Fenton doesn’t know anyone who isn’t struggling — really struggling. 

“You can’t be depressed about it,” she says. “It’s a gorgeous day. Is it a nice day? You know, it’s a nice day, but is it supposed to be a nice day? It’s November. Global warming. It’s 61 degrees and whatever. I’m out here looking cute, none of my winter stuff.”

She takes her wins where she can get them. 

Fenton’s husband spends $10 to ride the bus and the train to and from his 80-hour week job. Two hours there, two hours back. 

One night, he returned grumbling.

“The bus driver stopped for this homeless man — not at a bus stop,” Fenton remembered him saying. “He just opened the door and let this man on because he’s homeless. Oh, if I’m homeless, I don’t have to pay?” 

“Now, come on,” she had said. “Let’s have a little perspective here.” 

“Yeah, after I said that, I felt bad,” Fenton’s husband replied. “I looked at the guy, and he’s truly, truly homeless. He’s not new homeless. He’s not the nouveau homeless. He’s not those emo-looking kids.”

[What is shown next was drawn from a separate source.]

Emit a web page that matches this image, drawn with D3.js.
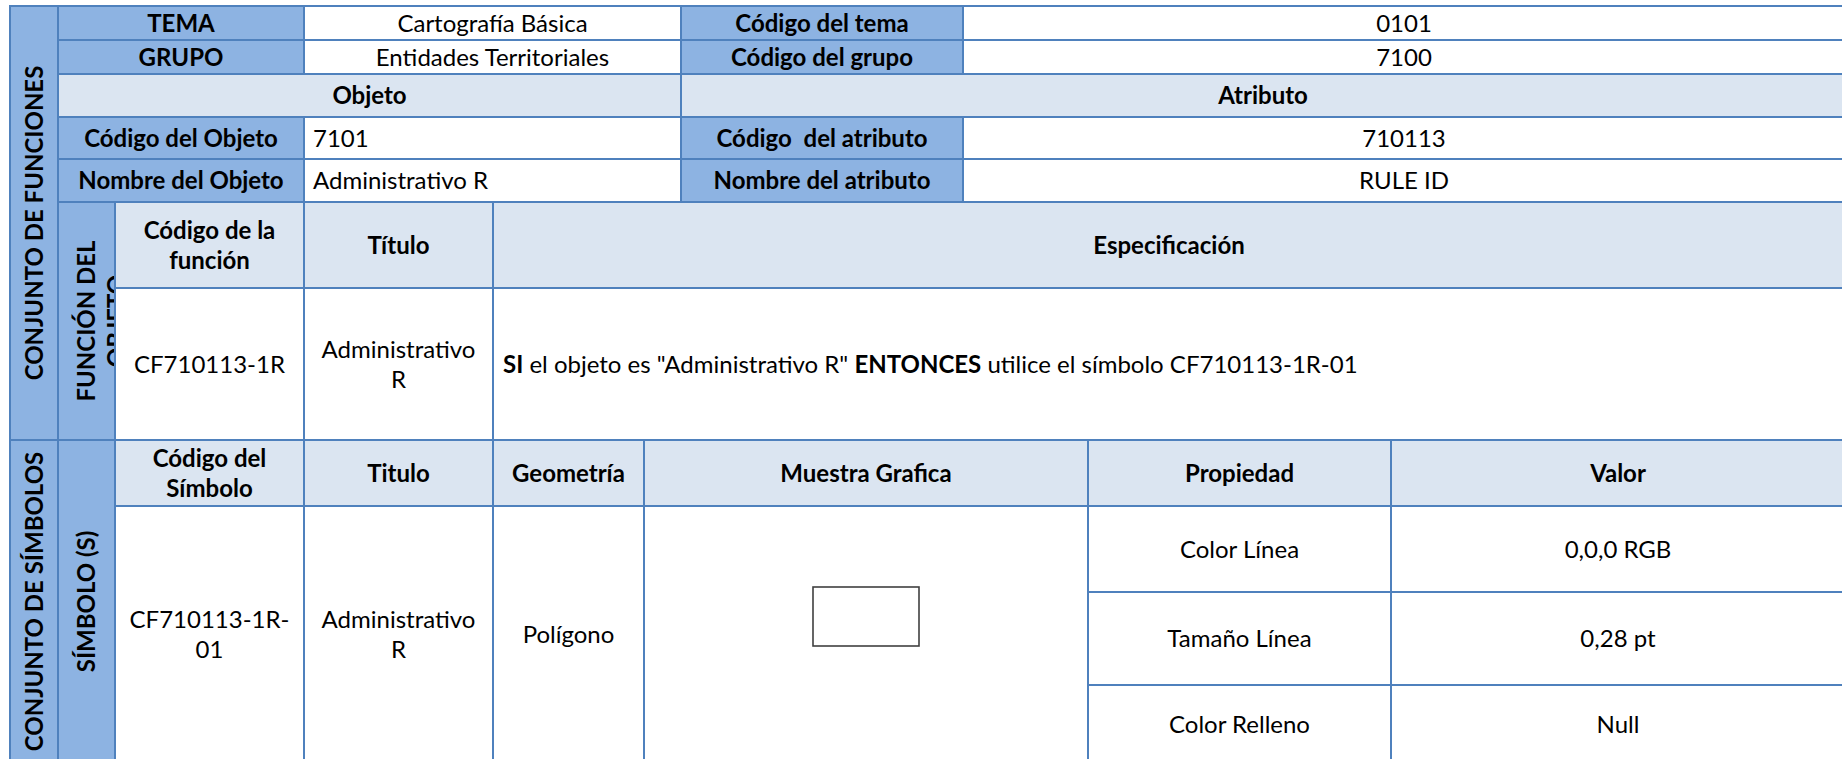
<!DOCTYPE html>
<html>
<head>
<meta charset="utf-8">
<script src="https://cdn.jsdelivr.net/npm/d3@7"></script>
<style>
  html, body { margin: 0; padding: 0; background: #ffffff; overflow: hidden; }
  svg text { font-family: Lato, "Open Sans", sans-serif; white-space: pre; fill: #000; }
</style>
</head>
<body>
<svg id="chart" width="1842" height="759"></svg>
<script>
// ---- data ----
const temaRow = ["TEMA", "Cartografía Básica", "Código del tema", "0101"];
const grupoRow = ["GRUPO", "Entidades Territoriales", "Código del grupo", "7100"];
const seccionTitulos = ["Objeto", "Atributo"];
const codigoRow = ["Código del Objeto", "7101", "Código  del atributo", "710113"];
const nombreRow = ["Nombre del Objeto", "Administrativo R", "Nombre del atributo", "RULE ID"];
const grupoLabels = ["CONJUNTO DE FUNCIONES", "CONJUNTO DE SÍMBOLOS"];
const subgrupoLabels = [["FUNCIÓN DEL", "OBJETO"], ["SÍMBOLO (S)"]];
const funcionHeaders = [["Código de la", "función"], ["Título"], ["Especificación"]];
const funcionValues = [["CF710113-1R"], ["Administrativo", "R"]];
const especificacion = [
  { t: "SI", b: true },
  { t: " el objeto es \"Administrativo R\" ", b: false },
  { t: "ENTONCES", b: true },
  { t: " utilice el símbolo CF710113-1R-01", b: false }
];
const simboloHeaders = [["Código del", "Símbolo"], ["Titulo"], ["Geometría"], ["Muestra Grafica"], ["Propiedad"], ["Valor"]];
const simboloValues = [["CF710113-1R-", "01"], ["Administrativo", "R"], ["Polígono"]];
const propiedades = ["Color Línea", "Tamaño Línea", "Color Relleno"];
const valores = ["0,0,0 RGB", "0,28 pt", "Null"];

// ---- layout ----
const colEdges = [10, 58, 115, 304, 493, 644, 681, 963, 1088, 1391, 1845];
const rowEdges = [6, 40, 74, 117, 159, 202, 288, 440, 506, 592, 685, 763];
const x = d3.scaleOrdinal(d3.range(colEdges.length), colEdges);
const y = d3.scaleOrdinal(d3.range(rowEdges.length), rowEdges);

const DARK = "#8db3e2", LIGHT = "#dbe5f1", WHITE = "#ffffff", BORDER = "#4f81bd";
const FS = 24, LH = 30;

const cells = [];
function cell(c0, c1, r0, r1, fill, lines, opts = {}) {
  cells.push(Object.assign({ c0, c1, r0, r1, fill, lines: Array.isArray(lines) ? lines : [lines] }, opts));
}

// header block
cell(0, 1, 0, 7, DARK, [grupoLabels[0]], { bold: true, rotate: true });
[temaRow, grupoRow].forEach((row, i) => {
  cell(1, 3, i, i + 1, DARK, row[0], { bold: true });
  cell(3, 6, i, i + 1, WHITE, row[1]);
  cell(6, 7, i, i + 1, DARK, row[2], { bold: true });
  cell(7, 10, i, i + 1, WHITE, row[3]);
});
cell(1, 6, 2, 3, LIGHT, seccionTitulos[0], { bold: true });
cell(6, 10, 2, 3, LIGHT, seccionTitulos[1], { bold: true });
[codigoRow, nombreRow].forEach((row, i) => {
  const r = 3 + i;
  cell(1, 3, r, r + 1, DARK, row[0], { bold: true });
  cell(3, 6, r, r + 1, WHITE, row[1], { align: "left" });
  cell(6, 7, r, r + 1, DARK, row[2], { bold: true });
  cell(7, 10, r, r + 1, WHITE, row[3]);
});
// function block
cell(1, 2, 5, 7, DARK, subgrupoLabels[0], { bold: true, rotate: true, firstLineCentered: true, clip: true });
cell(2, 3, 5, 6, LIGHT, funcionHeaders[0], { bold: true });
cell(3, 4, 5, 6, LIGHT, funcionHeaders[1], { bold: true });
cell(4, 10, 5, 6, LIGHT, funcionHeaders[2], { bold: true });
cell(2, 3, 6, 7, WHITE, funcionValues[0]);
cell(3, 4, 6, 7, WHITE, funcionValues[1]);
cell(4, 10, 6, 7, WHITE, [], { rich: especificacion, align: "left" });
// symbol block
cell(0, 1, 7, 11, DARK, [grupoLabels[1]], { bold: true, rotate: true });
cell(1, 2, 7, 11, DARK, subgrupoLabels[1], { bold: true, rotate: true });
const symCols = [[2, 3], [3, 4], [4, 5], [5, 8], [8, 9], [9, 10]];
simboloHeaders.forEach((h, i) => cell(symCols[i][0], symCols[i][1], 7, 8, LIGHT, h, { bold: true }));
simboloValues.forEach((v, i) => cell(symCols[i][0], symCols[i][1], 8, 11, WHITE, v));
cell(5, 8, 8, 11, WHITE, [], { sample: true });
propiedades.forEach((p, i) => {
  cell(8, 9, 8 + i, 9 + i, WHITE, p);
  cell(9, 10, 8 + i, 9 + i, WHITE, valores[i]);
});

// ---- draw ----
const svg = d3.select("#chart");
const defs = svg.append("defs");

const g = svg.selectAll("g.cell").data(cells).join("g").attr("class", "cell");

g.append("rect")
  .attr("x", d => x(d.c0)).attr("y", d => y(d.r0))
  .attr("width", d => x(d.c1) - x(d.c0)).attr("height", d => y(d.r1) - y(d.r0))
  .attr("fill", d => d.fill);

g.each(function (d, i) {
  const sel = d3.select(this);
  const x0 = x(d.c0), x1 = x(d.c1), y0 = y(d.r0), y1 = y(d.r1);
  const cx = (x0 + x1) / 2, cy = (y0 + y1) / 2;
  const tg = sel.append("g");
  if (d.clip) {
    defs.append("clipPath").attr("id", "clip" + i)
      .append("rect").attr("x", x0 + 1).attr("y", y0 + 1).attr("width", x1 - x0 - 2).attr("height", y1 - y0 - 2);
    tg.attr("clip-path", `url(#clip${i})`);
  }
  if (d.sample) {
    tg.append("rect").attr("x", 813).attr("y", 587).attr("width", 106).attr("height", 59)
      .attr("fill", "#fff").attr("stroke", "#404040").attr("stroke-width", 1.6);
    return;
  }
  if (d.rich) {
    const t = tg.append("text").attr("x", x0 + 10).attr("y", cy).attr("dy", "0.36em")
      .attr("font-size", FS);
    d.rich.forEach(p => t.append("tspan").attr("font-weight", p.b ? 700 : 400).text(p.t));
    return;
  }
  const n = d.lines.length;
  const startOff = d.firstLineCentered ? 0 : -(n - 1) * LH / 2;
  const t = tg.append("text")
    .attr("font-size", FS)
    .attr("font-weight", d.bold ? 700 : 400)
    .attr("text-anchor", d.align === "left" ? "start" : "middle");
  if (d.rotate) {
    t.attr("transform", `translate(${cx},${cy}) rotate(-90)`);
    d.lines.forEach((ln, k) => t.append("tspan").attr("x", 0).attr("y", startOff + k * LH).attr("dy", "0.36em").text(ln));
  } else {
    const tx = d.align === "left" ? x0 + 9 : cx;
    d.lines.forEach((ln, k) => t.append("tspan").attr("x", tx).attr("y", cy + startOff + k * LH).attr("dy", "0.36em").text(ln));
  }
});

// borders on top
svg.append("g").selectAll("rect").data(cells).join("rect")
  .attr("x", d => x(d.c0)).attr("y", d => y(d.r0))
  .attr("width", d => x(d.c1) - x(d.c0)).attr("height", d => y(d.r1) - y(d.r0))
  .attr("fill", "none").attr("stroke", BORDER).attr("stroke-width", 2);
</script>
</body>
</html>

Fenton’s husband said he could tell the man had mental health issues. He looked grimy — like he had spent years on the streets. 

“Baby,” Fenton replied, “this is his living room for as long as he’s allowed to have it. He’s going to be going on this bus back and forth, literally nowhere in life and nowhere on this bus, whereas you’re going to work.” 

“Yeah, OK,” he said, thinking of their working car, food, clothes and shelter. “I’ve got to count my blessings.”

The couple’s blessings are many, Fenton says. And for now, they’re not suffering like the man on the bus — just struggling. 

“You just got to hang on, because that could be me next week, next year,” Fenton says. “It really could.” 

For now, with her soap company bringing in some money, she can still get her nails painted. The mortgage and the bills, she’ll figure out.